The strategy lays out plans for a 2025 roadmap on “lawful and effective access to data for law enforcement” and a “technology roadmap on encryption” to explore ways to unlock encrypted data by 2026. It also proposes revising EU data retention rules “as appropriate” and evaluating the impact of law enforcement access to encryption.
“Law enforcement needs the right tools to be effective,” the commission said in a press release. “This includes lawful access to data.”
The strategy is merely the latest government missive to decry end-to-end encryption, a tradition that began in the United States with an ill-fated attempt by the Clinton administration to foist a chipset with a NSA backdoor onto telephone handsets. Technologists have stressed for decades that deliberate weaknesses in encryption algorithms are pathways for hackers as much as they access points for law enforcement agents armed by a warrant. Technology giants say end-to-end encryption is a necessary perquisite for public trust in digital products, since consumers otherwise would likely not trust personal data to insecure devices.
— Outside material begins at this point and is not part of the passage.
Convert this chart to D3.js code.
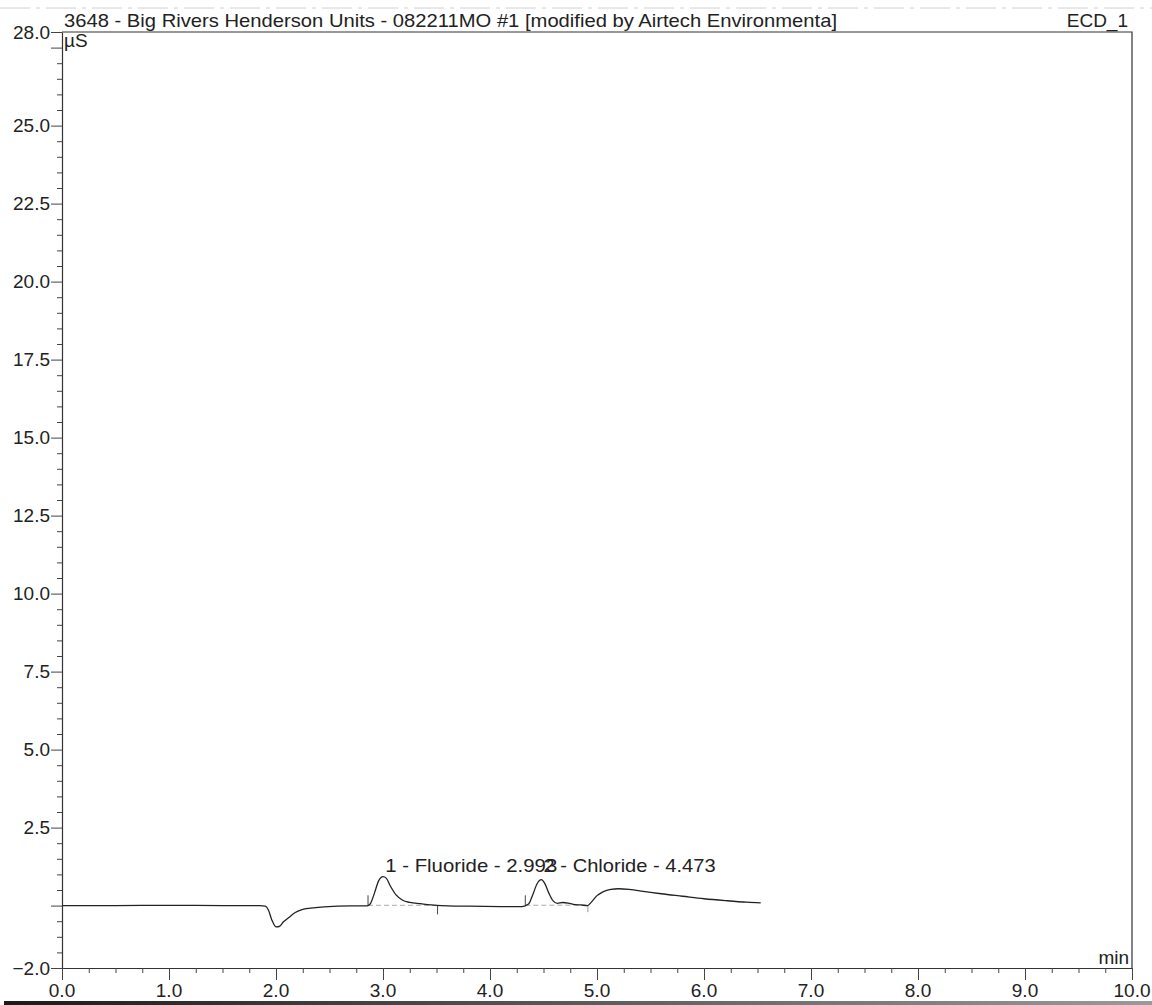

The European Court of Human Rights in February 2024 found that end-to-end encryption is essential to preserving the right to privacy in digital communication systems (see: Encryption Vital for Right to Privacy, European Court Rules).
Henna Virkkunen, executive vice-president of the European Commission for technology sovereignty, said in a press conference that law enforcement lacks data access in nearly 85% of cases and that police “have been losing ground on criminals because our police investigators, they don’t have access to data.”
“We want to protect the privacy and cybersecurity at the same time,” Virkkunen said, stating that the commission is first developing a technical roadmap to explore what capabilities would be required to equip law enforcement with the tools to access encrypted data.
European Commission President Ursula von der Leyen said in a statement the goal of ProtectEU is in part “to strengthen Europol and give law enforcement up-to-date tools to fight crime.”
“Safety is one of the key prerequisites for open, vibrant societies and a flourishing economy,” she added. “That’s why we are launching today an important initiative to better tackle security threats like terrorism, organized crime, surging cybercrime and attacks against our critical infrastructure.”
A growing debate has emerged in recent years over whether major tech firms should comply with law enforcement requests to access encrypted data and messaging platforms. Apple removed end-to-end encryption for British customers of its end-to-end iCloud backup storage following government demands for a backdoor (see: Apple Withdraws Strong Encryption Feature for All UK Users).
Apple later released a statement clarifying that communication services such as iMessage and FaceTime remain encrypted, adding: “We have never built a backdoor or master key to any of our products or services and we never will.”
Signal President Meredith Whittaker vowed in February to protect the encrypted messaging app, adding Sweden to a list of countries that chat app would rather not serve than comply with a government request for law enforcement backdoor.